Glenn Greenwald makes a great comment about government investigative and enforcement powers.
Didn’t we all learn this point early on in school: there are criminals in the world, and allowing the police to break down our doors without warrants would help criminals be caught. Despite that fact, we don’t allow the police to break down our doors without warrants, because the police can catch criminals by searching homes only when they have warrants, a process enshrined in the Constitution in order to avoid the inevitable abuse that comes from allowing the Government to search our homes without any oversight. Thus, people (such as the Founders) who favor the warrant requirement before the police can search our homes aren’t pro-criminal. They know that criminals can be caught while preventing government abuse and lawlessness. Why is it so hard — for some people — to apply that same, quite basic reasoning to eavesdropping and all other forms of surveillance?
Now he was referring the NSA eavesdropping and Canadian terrorists, but the statement applies full well to the drug war.
I sometimes find myself wondering if I was the only one awake when that lesson was taught in school, or if, through some conspiracy, I ended up learning about a different constitution than everyone else. Because so often I hear people complain about “criminals’ rights” or spout the inane “If you don’t have anything to hide…”
Just because they claim it would make their job easier is no justification for government to break the laws that make us free citizens.

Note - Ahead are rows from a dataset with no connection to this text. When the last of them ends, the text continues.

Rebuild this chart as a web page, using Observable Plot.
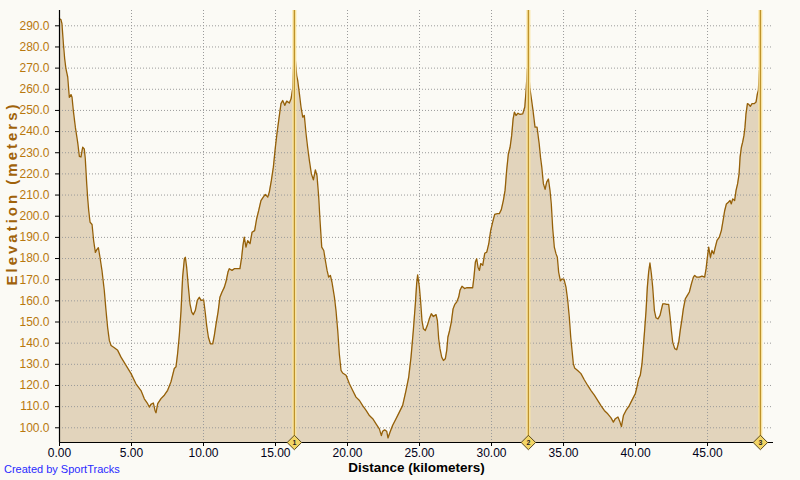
<!DOCTYPE html>
<html>
<head>
<meta charset="utf-8">
<script src="https://cdn.jsdelivr.net/npm/d3@7"></script>
<script src="https://cdn.jsdelivr.net/npm/@observablehq/plot@0.6"></script>
<style>
  html, body { margin: 0; padding: 0; background: #fbfaf5; }
  #wrap { position: relative; width: 800px; height: 480px; overflow: hidden; }
  #caption { position: absolute; left: 4px; top: 463px; font: 11px "Liberation Sans", Arial, sans-serif; color: #2a2aff; }
</style>
</head>
<body>
<div id="wrap">
  <div id="chart"></div>
  <div id="caption">Created by SportTracks</div>
</div>
<script>
const dist = [0.00,0.10,0.17,0.27,0.36,0.45,0.57,0.68,0.80,0.87,0.96,1.10,1.26,1.38,1.49,1.61,1.72,1.79,1.89,1.96,2.03,2.12,2.26,2.37,2.49,2.58,2.70,2.81,2.95,3.11,3.23,3.34,3.46,3.58,3.81,4.04,4.27,4.62,4.97,5.31,5.66,5.89,6.12,6.24,6.35,6.52,6.63,6.70,6.82,7.05,7.28,7.51,7.74,7.97,8.09,8.20,8.32,8.44,8.55,8.67,8.74,8.83,8.95,9.06,9.18,9.29,9.43,9.57,9.71,9.83,10.01,10.13,10.22,10.34,10.48,10.64,10.75,10.87,11.01,11.14,11.28,11.45,11.56,11.70,11.79,11.98,12.14,12.37,12.53,12.65,12.74,12.83,12.95,13.07,13.23,13.37,13.55,13.69,13.83,13.99,14.15,14.29,14.46,14.57,14.71,14.85,14.99,15.10,15.22,15.38,15.50,15.64,15.78,15.96,16.08,16.19,16.29,16.38,16.47,16.54,16.66,16.77,16.89,17.00,17.12,17.23,17.35,17.49,17.63,17.77,17.88,18.00,18.09,18.21,18.35,18.46,18.58,18.69,18.81,18.92,19.09,19.20,19.32,19.43,19.55,19.66,19.90,20.13,20.36,20.59,20.83,21.05,21.29,21.52,21.75,21.98,22.21,22.35,22.44,22.58,22.72,22.81,22.95,23.13,23.37,23.60,23.83,24.06,24.25,24.41,24.57,24.71,24.80,24.87,24.99,25.08,25.17,25.27,25.40,25.54,25.68,25.82,25.96,26.15,26.24,26.33,26.42,26.54,26.66,26.79,26.89,26.97,27.09,27.21,27.33,27.45,27.58,27.72,27.81,27.95,28.13,28.27,28.50,28.69,28.78,28.88,28.97,29.06,29.16,29.25,29.39,29.53,29.67,29.81,29.94,30.08,30.22,30.41,30.54,30.68,30.82,30.94,31.05,31.17,31.29,31.40,31.50,31.59,31.70,31.84,31.98,32.17,32.31,32.40,32.49,32.56,32.65,32.77,32.88,33.02,33.16,33.31,33.40,33.49,33.60,33.72,33.83,33.95,34.06,34.15,34.25,34.36,34.48,34.57,34.66,34.78,34.90,35.03,35.17,35.29,35.40,35.50,35.59,35.68,35.77,35.98,36.21,36.44,36.68,36.91,37.14,37.37,37.60,37.83,38.07,38.30,38.46,38.60,38.78,38.92,39.02,39.16,39.34,39.57,39.81,39.99,40.10,40.22,40.33,40.45,40.54,40.63,40.73,40.82,40.91,41.00,41.10,41.19,41.31,41.42,41.56,41.70,41.89,42.03,42.17,42.30,42.40,42.49,42.58,42.72,42.86,43.00,43.12,43.21,43.32,43.46,43.60,43.74,43.88,44.02,44.11,44.25,44.43,44.62,44.80,44.90,44.99,45.08,45.20,45.31,45.43,45.54,45.66,45.82,45.96,46.10,46.19,46.31,46.45,46.56,46.65,46.75,46.88,46.98,47.09,47.19,47.26,47.35,47.44,47.53,47.60,47.67,47.77,47.86,47.97,48.09,48.25,48.37,48.46,48.53,48.60,48.67];
const elev = [293.3,292.9,291.0,281.5,274.4,269.6,265.8,256.2,257.5,256.2,249.9,242.1,235.0,228.3,228.0,232.6,231.8,227.2,215.3,208.2,202.6,197.2,196.1,188.5,182.9,184.1,185.1,180.6,174.3,164.9,155.4,147.5,141.3,138.9,137.8,136.6,133.4,129.5,125.6,120.8,117.6,113.7,111.4,109.8,111.1,111.7,108.2,107.1,111.4,113.8,115.4,117.7,121.7,128.0,128.8,135.0,143.6,155.4,171.2,179.8,180.6,175.8,166.5,158.6,154.7,153.5,155.4,160.2,161.7,160.2,160.5,153.9,148.3,142.8,139.7,139.7,143.6,149.0,154.7,161.7,164.1,166.5,169.0,173.6,175.2,174.4,175.2,175.2,175.2,180.6,186.2,190.1,185.4,188.5,187.0,192.4,193.2,198.8,202.6,207.4,209.0,210.3,209.0,211.4,216.8,223.2,232.6,239.0,245.2,253.2,254.7,252.4,254.4,253.5,255.5,260.2,276.8,273.6,266.5,264.2,257.8,251.6,246.8,247.6,239.0,232.6,226.4,220.0,217.2,221.9,219.2,209.0,198.0,185.4,183.8,179.1,174.4,171.2,172.0,168.8,161.8,155.4,146.0,135.0,127.1,125.9,124.8,120.8,117.6,114.5,112.9,110.5,108.2,105.8,104.3,101.9,99.5,96.3,98.4,99.0,98.4,95.2,97.9,101.1,104.3,107.4,110.6,117.6,124.0,133.4,146.0,158.6,168.0,172.3,166.5,159.4,150.7,146.8,146.0,148.3,151.5,153.9,152.6,153.5,150.7,142.1,137.4,133.4,131.8,132.6,136.6,142.8,146.0,150.0,156.2,158.3,159.4,161.8,165.0,166.9,165.8,166.2,166.2,166.2,171.2,178.4,179.9,175.9,174.4,177.6,176.8,182.5,183.0,187.0,193.2,197.2,200.9,201.2,201.2,203.1,207.4,212.2,221.6,229.5,232.6,238.2,246.0,249.2,247.6,248.7,248.1,248.4,251.6,259.4,269.7,270.8,261.0,255.5,250.0,242.1,242.1,234.2,227.9,223.2,215.4,212.7,216.1,217.6,212.2,205.8,194.0,185.4,182.2,180.6,173.6,169.5,170.3,170.3,166.5,160.2,152.3,142.8,136.6,130.3,128.3,127.1,125.6,122.7,120.0,117.6,115.4,113.0,110.5,108.2,106.6,104.7,102.7,104.3,105.1,102.7,100.6,105.8,108.2,110.5,113.8,116.2,119.3,123.2,124.8,130.3,138.2,146.0,155.4,166.5,173.6,177.9,172.8,166.5,155.4,152.0,151.5,153.1,158.6,158.6,158.3,158.3,152.3,146.0,140.5,137.4,136.9,140.5,146.8,150.7,156.2,161.0,162.6,164.2,168.0,171.2,172.0,171.2,171.2,171.7,171.2,175.2,180.6,185.4,180.6,183.8,182.2,185.4,188.6,190.1,193.2,198.8,202.6,205.8,206.6,207.4,205.8,208.2,207.4,212.2,215.4,220.0,227.9,232.6,235.0,238.2,242.1,248.4,253.2,252.9,251.9,253.2,253.2,254.0,257.8,259.4,268.9,270.5];

const markerKm = [16.31, 32.56, 48.67];
const markerLabels = ["1", "2", "3"];

const xTicks = [0, 5, 10, 15, 20, 25, 30, 35, 40, 45];
const yTicks = [100, 110, 120, 130, 140, 150, 160, 170, 180, 190, 200, 210, 220, 230, 240, 250, 260, 270, 280, 290];
const xGrid = [5, 10, 15, 20, 25, 30, 35, 40, 45];

const X_MAX = 49.58;
const Y_MIN = 93.05;
const Y_MAX = 297.23;

const data = dist.map((d, i) => ({km: d, ele: elev[i]}));
const markers = markerKm.map((k, i) => ({km: k, label: markerLabels[i]}));

const chart = Plot.plot({
  width: 800,
  height: 480,
  marginLeft: 59,
  marginRight: 27,
  marginTop: 10,
  marginBottom: 38,
  style: {background: "#fbfaf5", fontFamily: "'Liberation Sans', Arial, sans-serif", fontSize: "12px"},
  x: {domain: [0, X_MAX]},
  y: {domain: [Y_MIN, Y_MAX]},
  marks: [
    Plot.areaY(data, {x: "km", y1: Y_MIN, y2: "ele", fill: "#e2d4bc"}),
    Plot.gridY(yTicks, {stroke: "#9a9a9a", strokeOpacity: 1, strokeDasharray: "1,2"}),
    Plot.gridX(xGrid, {stroke: "#9a9a9a", strokeOpacity: 1, strokeDasharray: "1,2"}),
    Plot.lineY(data, {x: "km", y: "ele", stroke: "#956008", strokeWidth: 1.3}),
    Plot.ruleX(markers, {x: "km", stroke: "#fbe6a2", strokeWidth: 4}),
    Plot.ruleX(markers, {x: "km", stroke: "#bd922c", strokeWidth: 1.3}),
    Plot.ruleX([0], {stroke: "#000", strokeWidth: 1.2}),
    Plot.ruleY([Y_MIN], {stroke: "#000", strokeWidth: 1.2}),
    Plot.dot(markers, {x: "km", y: Y_MIN, symbol: "diamond2", r: 6.5, fill: "#f3d565", stroke: "#5a4a20", strokeWidth: 1}),
    Plot.text(markers, {x: "km", y: Y_MIN, text: "label", fontSize: 7, fontWeight: "bold", fill: "#222"}),
    Plot.axisX({ticks: xTicks, tickFormat: d => d.toFixed(2), tickSize: 4, tickPadding: 2, label: null, fill: "#000018", stroke: "#000", fontSize: 12}),
    Plot.axisY({ticks: yTicks, tickFormat: d => d.toFixed(1), tickSize: 4, tickPadding: 6, label: null, fill: "#b8780e", stroke: "#000", fontSize: 12}),
    Plot.text(["Distance (kilometers)"], {frameAnchor: "bottom", dy: 29, fontWeight: "bold", fontSize: 13.5, fill: "#000"}),
    Plot.text(["Elevation (meters)"], {frameAnchor: "left", textAnchor: "start", rotate: -90, dx: -47, dy: 59, fontWeight: "bold", fontSize: 15, fill: "#a0620a"})
  ]
});
d3.select(chart).selectAll("text").filter(function() { return this.textContent === "Elevation (meters)"; })
  .attr("letter-spacing", "3px");
document.getElementById("chart").appendChild(chart);
</script>
</body>
</html>
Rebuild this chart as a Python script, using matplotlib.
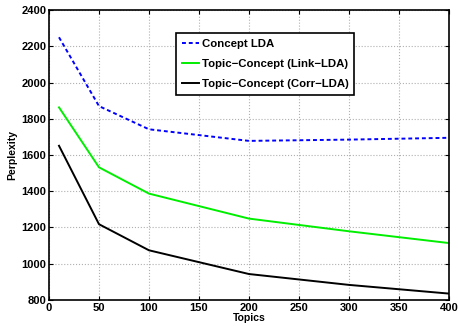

So keep in mind that when I complain about police dogs sniffing cars without suspicion, or police breaking down doors in the middle of the night because there might be some marijuana there, or randomly drug testing kids in schools, or searching people of a certain color in a certain neighborhood, it is not just about my belief that we should legalize drugs, and it certainly is not about defending drug dealers. It is about defending my country from my government. It is about protecting the Constitution of the United States, something my elected servants swore an oath to do, but that I seem to care more about actually doing.